Perkampungan mumi di Distrik Kurulu, Jaya Wijaya,
berjarak sekitar 30 kilometer atau 25 menit perjalanan dari Kota Wamena.
Sepanjang perjalanan, mata seolah dimanjakan dengan pemandangan alam terbuka
yang berbukit-bukit dan menawan.
Setelah 25 menit perjalanan, sampailah kita tiba di
kampung mumi. Di bagian depan
perkampungan ada pintu masuk yang hanya dibuka saat ada tamu. Begitu kami masuk halaman perkampungan, mereka
langsung menyambut kami dengan ramah. Yang perempuan mengenakan sali (rok dari
kulit kayu), sedangkan yang laki-laki memakai koteka. Kesan primitif sangat
terasa. Menurut informasi, mereka sebetulnya sudah menggunakan pakaian seperti
kita sehari-hari. Sali dan koteka hanya digunakan jika ada pengunjung yang datang.

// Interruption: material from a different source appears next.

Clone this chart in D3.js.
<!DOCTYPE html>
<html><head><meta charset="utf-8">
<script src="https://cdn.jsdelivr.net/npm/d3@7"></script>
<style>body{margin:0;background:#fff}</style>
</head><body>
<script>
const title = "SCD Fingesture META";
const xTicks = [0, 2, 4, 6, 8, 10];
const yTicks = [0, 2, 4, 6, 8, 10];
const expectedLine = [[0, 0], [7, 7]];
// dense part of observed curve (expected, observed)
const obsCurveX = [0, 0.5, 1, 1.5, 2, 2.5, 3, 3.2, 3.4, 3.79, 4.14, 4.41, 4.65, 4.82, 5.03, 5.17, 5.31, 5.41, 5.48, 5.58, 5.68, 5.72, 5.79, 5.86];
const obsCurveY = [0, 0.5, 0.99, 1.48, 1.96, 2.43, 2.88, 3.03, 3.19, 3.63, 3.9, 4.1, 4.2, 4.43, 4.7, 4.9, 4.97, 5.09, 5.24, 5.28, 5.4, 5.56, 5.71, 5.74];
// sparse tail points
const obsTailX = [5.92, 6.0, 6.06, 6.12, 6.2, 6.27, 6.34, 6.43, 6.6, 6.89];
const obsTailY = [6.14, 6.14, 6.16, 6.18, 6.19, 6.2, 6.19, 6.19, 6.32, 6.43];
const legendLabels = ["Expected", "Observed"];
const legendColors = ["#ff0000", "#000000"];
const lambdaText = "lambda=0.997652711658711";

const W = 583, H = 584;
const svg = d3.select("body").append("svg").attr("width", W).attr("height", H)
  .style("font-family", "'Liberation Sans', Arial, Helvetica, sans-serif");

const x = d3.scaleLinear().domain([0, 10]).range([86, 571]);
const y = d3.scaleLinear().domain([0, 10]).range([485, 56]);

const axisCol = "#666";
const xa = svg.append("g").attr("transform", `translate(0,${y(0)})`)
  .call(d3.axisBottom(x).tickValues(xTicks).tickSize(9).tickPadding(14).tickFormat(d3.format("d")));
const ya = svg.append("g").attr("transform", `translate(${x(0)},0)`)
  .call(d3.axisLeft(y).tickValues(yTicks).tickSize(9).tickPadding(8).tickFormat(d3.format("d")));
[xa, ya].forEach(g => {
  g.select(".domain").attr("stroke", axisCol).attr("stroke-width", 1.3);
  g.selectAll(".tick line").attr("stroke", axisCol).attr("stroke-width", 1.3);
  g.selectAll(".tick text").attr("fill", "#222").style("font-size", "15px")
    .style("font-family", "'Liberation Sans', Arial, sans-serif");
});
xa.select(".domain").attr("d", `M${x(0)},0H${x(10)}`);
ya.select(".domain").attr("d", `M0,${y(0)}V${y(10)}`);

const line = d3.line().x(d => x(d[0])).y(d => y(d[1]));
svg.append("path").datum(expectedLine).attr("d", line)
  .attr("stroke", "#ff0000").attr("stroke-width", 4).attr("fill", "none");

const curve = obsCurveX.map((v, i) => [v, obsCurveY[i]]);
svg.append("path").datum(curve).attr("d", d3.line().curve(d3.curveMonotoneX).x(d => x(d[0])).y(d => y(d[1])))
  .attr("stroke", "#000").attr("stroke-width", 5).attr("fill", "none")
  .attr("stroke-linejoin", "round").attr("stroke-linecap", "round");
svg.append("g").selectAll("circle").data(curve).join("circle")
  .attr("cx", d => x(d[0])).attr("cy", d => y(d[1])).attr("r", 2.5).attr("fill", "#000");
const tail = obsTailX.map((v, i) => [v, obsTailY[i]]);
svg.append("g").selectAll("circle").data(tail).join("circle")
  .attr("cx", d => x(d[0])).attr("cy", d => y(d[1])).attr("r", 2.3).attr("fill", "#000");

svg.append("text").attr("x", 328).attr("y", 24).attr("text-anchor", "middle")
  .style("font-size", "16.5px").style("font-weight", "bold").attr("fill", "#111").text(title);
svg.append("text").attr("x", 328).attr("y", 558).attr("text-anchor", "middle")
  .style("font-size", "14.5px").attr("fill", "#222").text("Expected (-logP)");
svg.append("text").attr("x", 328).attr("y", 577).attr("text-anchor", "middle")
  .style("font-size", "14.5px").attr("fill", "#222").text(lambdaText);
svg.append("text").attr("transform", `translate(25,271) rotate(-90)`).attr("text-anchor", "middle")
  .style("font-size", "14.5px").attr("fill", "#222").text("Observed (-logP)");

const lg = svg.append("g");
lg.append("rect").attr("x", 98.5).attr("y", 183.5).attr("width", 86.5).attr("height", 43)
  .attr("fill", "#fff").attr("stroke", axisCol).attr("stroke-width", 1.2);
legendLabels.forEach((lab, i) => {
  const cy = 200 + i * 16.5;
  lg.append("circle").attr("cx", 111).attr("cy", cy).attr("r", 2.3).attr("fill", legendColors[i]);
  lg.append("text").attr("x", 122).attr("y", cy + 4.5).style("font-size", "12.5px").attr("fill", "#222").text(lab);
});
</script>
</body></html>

Lingkungan di perkampungan itu juga masih terkesan
alami. Di kiri kanan tampak honai, rumah tempat warga tinggal. Di salah satu
honai itulah mumi Wim Motok Mabel disimpan. Untuk bisa melihat mumi harus negosiasi dulu sebelum
mereka mau mengeluarkan mumi tersebut dari honai. Biasanya
pengunjung harus memberi uang sebagai biaya perawatan.

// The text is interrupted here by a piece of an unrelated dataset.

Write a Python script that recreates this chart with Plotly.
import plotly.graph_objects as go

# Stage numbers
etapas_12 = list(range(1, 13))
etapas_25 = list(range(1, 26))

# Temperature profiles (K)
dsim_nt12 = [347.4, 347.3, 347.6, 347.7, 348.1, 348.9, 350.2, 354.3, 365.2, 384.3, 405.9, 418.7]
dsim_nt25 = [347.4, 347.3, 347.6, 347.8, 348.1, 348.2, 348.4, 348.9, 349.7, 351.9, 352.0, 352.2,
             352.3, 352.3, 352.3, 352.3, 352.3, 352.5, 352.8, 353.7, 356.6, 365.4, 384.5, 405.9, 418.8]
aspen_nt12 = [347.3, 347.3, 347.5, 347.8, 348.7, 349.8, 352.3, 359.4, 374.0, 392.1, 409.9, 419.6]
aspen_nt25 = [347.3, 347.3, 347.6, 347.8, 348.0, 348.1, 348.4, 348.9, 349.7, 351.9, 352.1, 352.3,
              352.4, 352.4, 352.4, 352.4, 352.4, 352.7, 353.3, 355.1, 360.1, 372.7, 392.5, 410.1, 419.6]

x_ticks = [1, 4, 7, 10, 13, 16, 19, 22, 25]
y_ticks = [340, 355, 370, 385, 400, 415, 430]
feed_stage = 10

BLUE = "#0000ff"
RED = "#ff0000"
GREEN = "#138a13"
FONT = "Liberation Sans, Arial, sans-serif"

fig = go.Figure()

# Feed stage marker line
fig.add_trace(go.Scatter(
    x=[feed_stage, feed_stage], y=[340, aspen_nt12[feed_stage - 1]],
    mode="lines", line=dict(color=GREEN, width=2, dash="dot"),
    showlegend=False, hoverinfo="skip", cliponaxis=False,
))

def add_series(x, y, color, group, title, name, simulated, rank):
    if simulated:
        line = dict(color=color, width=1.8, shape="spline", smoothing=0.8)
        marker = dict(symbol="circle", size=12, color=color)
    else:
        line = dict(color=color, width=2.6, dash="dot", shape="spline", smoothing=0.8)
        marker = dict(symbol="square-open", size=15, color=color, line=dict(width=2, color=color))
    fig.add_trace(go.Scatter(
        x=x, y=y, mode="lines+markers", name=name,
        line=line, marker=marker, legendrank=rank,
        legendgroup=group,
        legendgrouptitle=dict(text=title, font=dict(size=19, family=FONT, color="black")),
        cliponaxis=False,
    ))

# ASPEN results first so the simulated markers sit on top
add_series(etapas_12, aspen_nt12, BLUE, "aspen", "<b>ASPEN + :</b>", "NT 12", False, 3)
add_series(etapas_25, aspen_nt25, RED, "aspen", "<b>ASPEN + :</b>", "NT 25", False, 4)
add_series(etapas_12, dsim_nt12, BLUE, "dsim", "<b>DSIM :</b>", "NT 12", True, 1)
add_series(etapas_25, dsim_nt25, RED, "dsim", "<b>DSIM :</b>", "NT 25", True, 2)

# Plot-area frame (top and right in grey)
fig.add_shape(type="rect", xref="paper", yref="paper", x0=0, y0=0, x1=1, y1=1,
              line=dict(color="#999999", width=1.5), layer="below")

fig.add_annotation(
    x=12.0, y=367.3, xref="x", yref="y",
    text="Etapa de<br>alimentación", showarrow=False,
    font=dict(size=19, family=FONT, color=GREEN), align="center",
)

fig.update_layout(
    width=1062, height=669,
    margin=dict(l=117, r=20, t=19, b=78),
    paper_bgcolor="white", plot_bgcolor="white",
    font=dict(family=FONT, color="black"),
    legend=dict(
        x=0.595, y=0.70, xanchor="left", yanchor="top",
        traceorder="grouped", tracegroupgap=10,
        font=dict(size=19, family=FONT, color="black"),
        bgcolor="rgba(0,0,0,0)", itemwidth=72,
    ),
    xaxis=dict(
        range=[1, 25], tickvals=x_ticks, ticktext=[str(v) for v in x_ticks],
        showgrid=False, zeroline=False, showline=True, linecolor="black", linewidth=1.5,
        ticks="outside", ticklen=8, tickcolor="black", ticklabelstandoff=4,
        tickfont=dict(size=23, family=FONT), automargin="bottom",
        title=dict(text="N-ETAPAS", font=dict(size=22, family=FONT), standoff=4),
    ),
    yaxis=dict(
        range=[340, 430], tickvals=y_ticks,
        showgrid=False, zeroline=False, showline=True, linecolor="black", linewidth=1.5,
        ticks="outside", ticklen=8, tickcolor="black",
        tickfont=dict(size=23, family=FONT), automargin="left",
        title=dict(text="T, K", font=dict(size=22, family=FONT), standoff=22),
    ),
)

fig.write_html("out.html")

Menurut Batu Logo, salah seorang warga yang tinggal di
perkampungan tersebut, Mumi Wim Motok Mabel adalah generasi ketujuh. Usianya
saat ini 368 tahun. “Dia (Wim Motok Mabel, Red) adalah kepala suku perang.
Menurut cerita orang tua kami, sebelum meninggal beliau berpesan agar mayatnya
tidak dibakar. Beliau minta mayatnya diawetkan agar jasadnya bisa dilihat
generasi berikutnya,” kata Batu Logo.
Meski telah berusia 368 tahun, sebagian bentuk tubuh
mumi itu masih sangat jelas. Terutama kepala, badan, dan kaki. Bahkan,
kotekanya pun masih terlihat. “Untuk menjaga agar tidak rusak termakan usia,
mumi itu dirawat secara tradisional dengan pengasapan dan pengolesan lemak babi
ke seluruh tubuh mumi” terang Batu Logo. Dengan memberi tambahan uang perawatan, pengunjung diperbolehkan berfoto bersama Mumi.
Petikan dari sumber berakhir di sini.